Well, when we set nets in the fall, as you see in the picture, we catch a great number. The good fish we reserve for food, and give the dogs the common ones.
Now, will you read in the Gospel of Matthew, chapter 13, from verse 47 to verse 51?
First, who is the speaker? He is the Lord Jesus Christ. And what is “the kingdom of heaven”? It is that form of Christianity which He as God foresaw the kingdom would take during the absence of Him as the rejected King. It will not be so when He as King Jesus Christ takes His great power and reigns over the whole earth. Satan is the god of this world just now, and practically reigns over the nations. That is why there are so many unsaved people in the kingdom of heaven, as it is down here.
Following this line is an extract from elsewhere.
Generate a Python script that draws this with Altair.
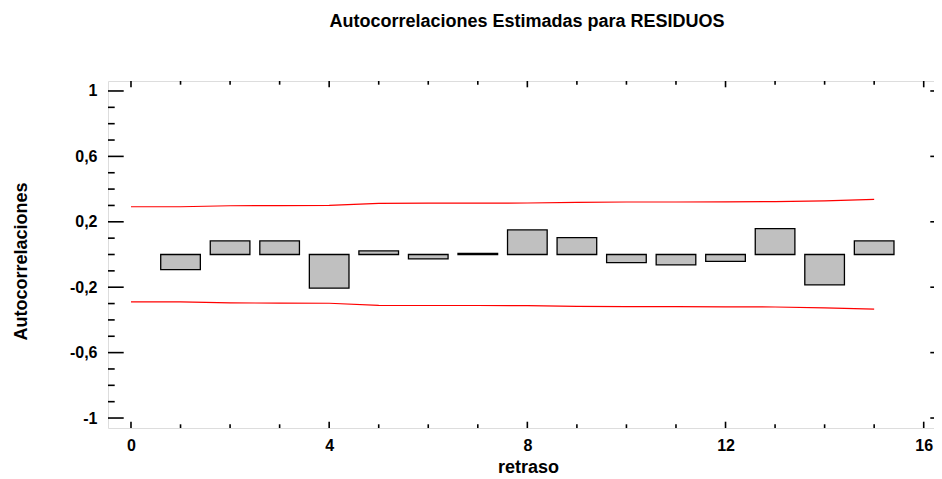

All baptized people are in it. Look again at the picture. Jesus says, “the kingdom of heaven is like unto a net that was cast into the sea”. As the net catches various kinds of fish, so different kinds of persons—believers and unbelievers, good and bad, persons who pray in the power of the spirit of God, and persons who merely say their prayers like turning a machine—all who profess Christianity are in the kingdom. The spiritual fish are being caught day by day as the gospel is being preached by some and religious forms and ceremonies taught by others. The time for taking up the net is not yet; but it will surely come when the net is full.
Now, who will visit the net and take it up? Not the persons who put it down —not the preachers of the glad tidings of the grace of God, nor the teachers of religious rites. The 49th verse says it will be the angels. They will know at once which are the good fish and which are the bad. There seems to be one particular point in this parable, and that I think is that the good and bad fish will not always be together in the net—that saved and unsaved boys and girls will not always sit together in class on Sunday afternoon, nor always kneel together at prayers, nor always pray together either. The angels will sever the wicked from among, the just, and cast them into the furnace of fire; in that place will be wailing and gnashing of teeth. What an awful future for all unsaved souls! Depend upon it, the net will be taken up — “overhauled”— as fishermen say. Where will you, dear children, be then? Taken for judgment, or gathered for the King’s use? That depends upon whether the angels find you to be bad or good fish. If they find you to be fit for the King, they will gather you to be in His presence forever. And what can make your fit for Him? Nothing but His atoning blood. If you can by faith point to it and say, “That made my peace with God”, you need not fear the overhauling of the net. But all who are not thus made fit for God’s presence must meet their doom in the furnace of fire. Oh? flee from the wrath to come! Cry to the Lord Jesus now to save you from your sins. Take them all to Him who died for you, and God will forgive them at once for Christ’s sake. Don’t delay; for although God is love and ready to forgive, He is also just, and must punish for sins, either on the cross or in the furnace of fire. The former He has done for all who own their sing to Him, and believe in the atoning sufferings of Jesus at Calvary. The latter will certainly take place for all who do not avail themselves of God’s great salvation. (Hebrew 2:3.)
If Jesus were to ask you the question of verse 51: “Have ye understood all these things?” could you answer in the last two words of it “Yea, Lord”?